Key issues as Colorado theater shooting trial begins
CENTENNIAL, Colo. (AP) -- Jury selection in the trial of the man accused of killing 12 people and injuring 70 others in an attack on a Colorado movie theater is set to begin, with the first of 9,000 prospective jurors reporting to court on Tuesday.
Their task will be to decide whether James Holmes was legally insane at the time of the July 20, 2012, attack during a showing of a Batman movie in the Denver suburb of Aurora.
Holmes, now 27, is charged with multiple counts of first-degree murder and attempted murder, and has pleaded not guilty by reason of insanity. If jurors agree, he would be committed indefinitely to the state psychiatric hospital.
Prosecutors dispute that Holmes was insane. They will ask jurors to convict him of murder and sentence him to die, though Colorado has executed only one person in the past 40 years.

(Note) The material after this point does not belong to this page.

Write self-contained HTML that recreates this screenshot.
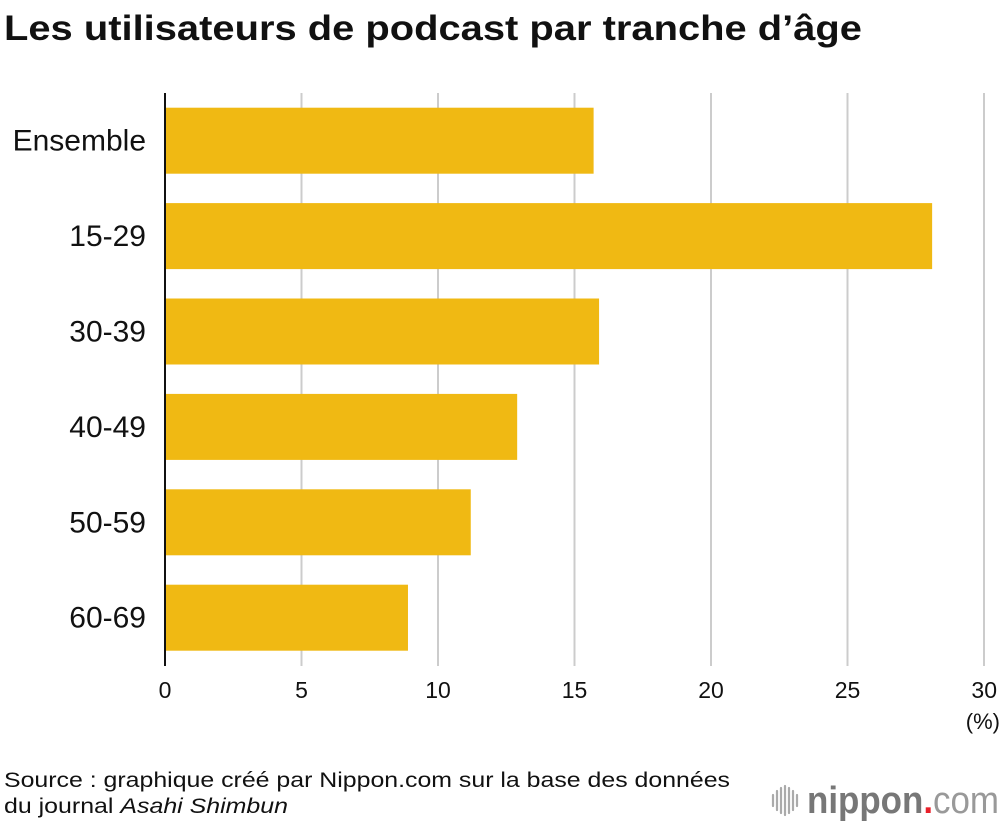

Here is a look at the key issues in the case:
THE CRIME: About 420 people were watching a midnight showing of "The Dark Knight Rises" when a masked figure standing near the screen tossed gas canisters into the audience and opened fire. Witnesses described a scene of hellish chaos as victims fled or dived for cover. Holmes surrendered to police outside the theater.

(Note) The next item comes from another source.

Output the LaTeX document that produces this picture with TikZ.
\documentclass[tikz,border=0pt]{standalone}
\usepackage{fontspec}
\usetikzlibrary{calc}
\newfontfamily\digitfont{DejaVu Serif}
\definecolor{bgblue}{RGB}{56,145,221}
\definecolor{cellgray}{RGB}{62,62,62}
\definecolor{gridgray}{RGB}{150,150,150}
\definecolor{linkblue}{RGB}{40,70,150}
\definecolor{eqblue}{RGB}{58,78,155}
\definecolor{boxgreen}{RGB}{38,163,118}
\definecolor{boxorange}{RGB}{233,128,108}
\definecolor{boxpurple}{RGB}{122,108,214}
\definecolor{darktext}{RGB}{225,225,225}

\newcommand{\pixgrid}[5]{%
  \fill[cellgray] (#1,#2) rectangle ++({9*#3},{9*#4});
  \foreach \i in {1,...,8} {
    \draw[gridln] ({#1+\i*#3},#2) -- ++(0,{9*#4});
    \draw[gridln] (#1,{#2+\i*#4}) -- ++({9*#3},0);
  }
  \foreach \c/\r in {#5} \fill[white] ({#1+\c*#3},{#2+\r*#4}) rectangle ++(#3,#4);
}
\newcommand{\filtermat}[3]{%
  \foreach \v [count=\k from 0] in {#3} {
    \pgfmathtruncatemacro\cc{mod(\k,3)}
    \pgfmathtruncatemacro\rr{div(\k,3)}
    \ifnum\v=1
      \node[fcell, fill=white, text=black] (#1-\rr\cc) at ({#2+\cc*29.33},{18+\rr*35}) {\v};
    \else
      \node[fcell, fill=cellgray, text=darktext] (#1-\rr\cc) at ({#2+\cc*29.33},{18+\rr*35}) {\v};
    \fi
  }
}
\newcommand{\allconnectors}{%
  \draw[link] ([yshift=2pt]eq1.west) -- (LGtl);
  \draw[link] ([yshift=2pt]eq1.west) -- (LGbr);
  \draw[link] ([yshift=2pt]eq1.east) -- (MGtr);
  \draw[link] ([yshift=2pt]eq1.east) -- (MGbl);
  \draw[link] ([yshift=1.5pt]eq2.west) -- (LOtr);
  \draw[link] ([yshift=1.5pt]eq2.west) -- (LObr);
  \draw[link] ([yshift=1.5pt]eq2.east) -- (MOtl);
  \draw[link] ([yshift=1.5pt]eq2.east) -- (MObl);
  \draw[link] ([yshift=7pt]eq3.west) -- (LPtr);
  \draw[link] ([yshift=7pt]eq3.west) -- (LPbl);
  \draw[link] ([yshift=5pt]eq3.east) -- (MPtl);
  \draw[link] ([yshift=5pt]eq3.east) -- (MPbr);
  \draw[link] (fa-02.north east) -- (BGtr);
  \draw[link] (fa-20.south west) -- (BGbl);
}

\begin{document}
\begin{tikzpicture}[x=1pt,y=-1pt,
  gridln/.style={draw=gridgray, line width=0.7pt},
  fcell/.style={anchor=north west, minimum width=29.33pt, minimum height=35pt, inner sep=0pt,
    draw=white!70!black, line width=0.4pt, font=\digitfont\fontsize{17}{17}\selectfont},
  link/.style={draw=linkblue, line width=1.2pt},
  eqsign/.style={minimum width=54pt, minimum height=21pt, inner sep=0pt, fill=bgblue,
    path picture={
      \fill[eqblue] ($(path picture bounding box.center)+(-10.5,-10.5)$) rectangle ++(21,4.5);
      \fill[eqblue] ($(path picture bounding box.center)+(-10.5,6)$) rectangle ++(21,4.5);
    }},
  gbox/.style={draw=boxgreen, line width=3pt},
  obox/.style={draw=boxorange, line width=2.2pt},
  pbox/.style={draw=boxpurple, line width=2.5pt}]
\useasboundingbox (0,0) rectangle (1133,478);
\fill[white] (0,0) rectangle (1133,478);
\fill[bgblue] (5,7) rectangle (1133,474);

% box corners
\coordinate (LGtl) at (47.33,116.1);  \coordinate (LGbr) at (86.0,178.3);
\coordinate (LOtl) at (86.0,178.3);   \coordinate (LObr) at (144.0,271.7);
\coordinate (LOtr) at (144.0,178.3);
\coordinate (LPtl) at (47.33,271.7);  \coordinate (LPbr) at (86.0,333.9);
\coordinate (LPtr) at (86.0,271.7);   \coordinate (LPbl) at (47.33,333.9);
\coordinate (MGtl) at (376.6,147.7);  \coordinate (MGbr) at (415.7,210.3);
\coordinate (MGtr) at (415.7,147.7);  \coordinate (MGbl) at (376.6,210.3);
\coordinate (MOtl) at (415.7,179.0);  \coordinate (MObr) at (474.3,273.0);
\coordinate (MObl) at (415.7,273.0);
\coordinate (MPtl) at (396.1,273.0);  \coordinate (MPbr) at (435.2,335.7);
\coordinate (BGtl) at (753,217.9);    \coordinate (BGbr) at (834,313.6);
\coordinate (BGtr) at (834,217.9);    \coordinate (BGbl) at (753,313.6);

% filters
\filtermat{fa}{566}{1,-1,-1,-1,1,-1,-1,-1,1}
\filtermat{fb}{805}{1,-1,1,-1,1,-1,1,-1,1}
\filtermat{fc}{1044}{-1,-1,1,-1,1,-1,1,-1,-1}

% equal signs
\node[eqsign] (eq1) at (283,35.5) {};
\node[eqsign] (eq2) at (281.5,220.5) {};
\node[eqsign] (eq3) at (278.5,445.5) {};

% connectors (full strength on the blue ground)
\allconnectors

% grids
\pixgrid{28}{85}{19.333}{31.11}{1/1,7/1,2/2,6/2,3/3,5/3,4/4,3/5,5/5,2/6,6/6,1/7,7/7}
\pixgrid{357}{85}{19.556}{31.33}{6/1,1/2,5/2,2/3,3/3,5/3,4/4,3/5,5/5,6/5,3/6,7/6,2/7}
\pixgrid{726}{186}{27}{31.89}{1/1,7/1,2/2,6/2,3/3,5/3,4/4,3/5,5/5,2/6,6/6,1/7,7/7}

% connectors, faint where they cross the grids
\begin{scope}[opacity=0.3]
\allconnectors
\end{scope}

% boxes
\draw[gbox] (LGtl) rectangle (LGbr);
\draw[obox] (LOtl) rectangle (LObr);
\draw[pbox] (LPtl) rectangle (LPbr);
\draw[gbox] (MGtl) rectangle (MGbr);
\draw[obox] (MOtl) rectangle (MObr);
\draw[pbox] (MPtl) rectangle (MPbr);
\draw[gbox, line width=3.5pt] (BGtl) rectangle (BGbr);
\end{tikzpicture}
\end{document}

THE VICTIMS: The dead included a 6-year-old girl, two active-duty servicemen, a single mom, an aspiring broadcaster who survived a mall shooting in Toronto and a 27-year-old celebrating his birthday and wedding anniversary. Several of the victims died shielding their friends and loved ones.
THE DEFENDANT: Holmes had just dropped out of a Ph.D. program in neuroscience at the University of Colorado, Denver, after flunking a key test. Prosecutors suggested he was angry his once-promising academic career ended in failure. Defense attorneys acknowledged Holmes was the shooter but said he was mentally ill and in the grips of a psychotic episode. Holmes first appeared in court with a dazed look and jarring orange hair. In more recent months he has appeared nonchalant, sometimes with a bushy beard and hair, other times clean-shaven with hair combed back.
WHY THE TRIAL IS SO LATE: The death penalty and the insanity plea introduced multiple, complicated and time-consuming legal requirements. Holmes has undergone two court-ordered sanity evaluations, and the two sides have amassed 85,000 pages, 366 CDs and 282 DVDs of evidence.
THE CRUX OF THE TRIAL: The key question before jurors will be whether Holmes was legally insane - unable to tell right from wrong because of a mental disease or defect. If Holmes is found guilty of murder, the jury would then decide whether he should be sentenced to life in prison without the possibility of parole or executed. If he is found not guilty by reason of insanity, he would be committed indefinitely to the state mental hospital. A straight not-guilty verdict is considered unlikely because his lawyers have acknowledged he was the gunman, and the evidence that he pulled the trigger is overwhelming.
HOW THE JURY WILL BE CHOSEN: Judge Carlos A. Samour Jr. called an unusually large number of people for jury duty, citing the difficulty in finding an unbiased panel. Samour expects it to take until May or June before he can find 12 jurors and 12 alternates. Prosecutors will try to ensure jurors have no reservations about the death penalty while defense attorneys will look for those sympathetic to mental illness and uneasy with the idea of executing a person.
WHAT JURY LIFE WILL BE LIKE: Jurors won't be sequestered - isolated in a hotel - but will be allowed to go home every night. Samour will tell them they may not discuss the case with anyone, do any independent research on it, or watch, read or listen to news reports about it. Their names won't be made public, and Samour has forbidden news organizations from taking their photos.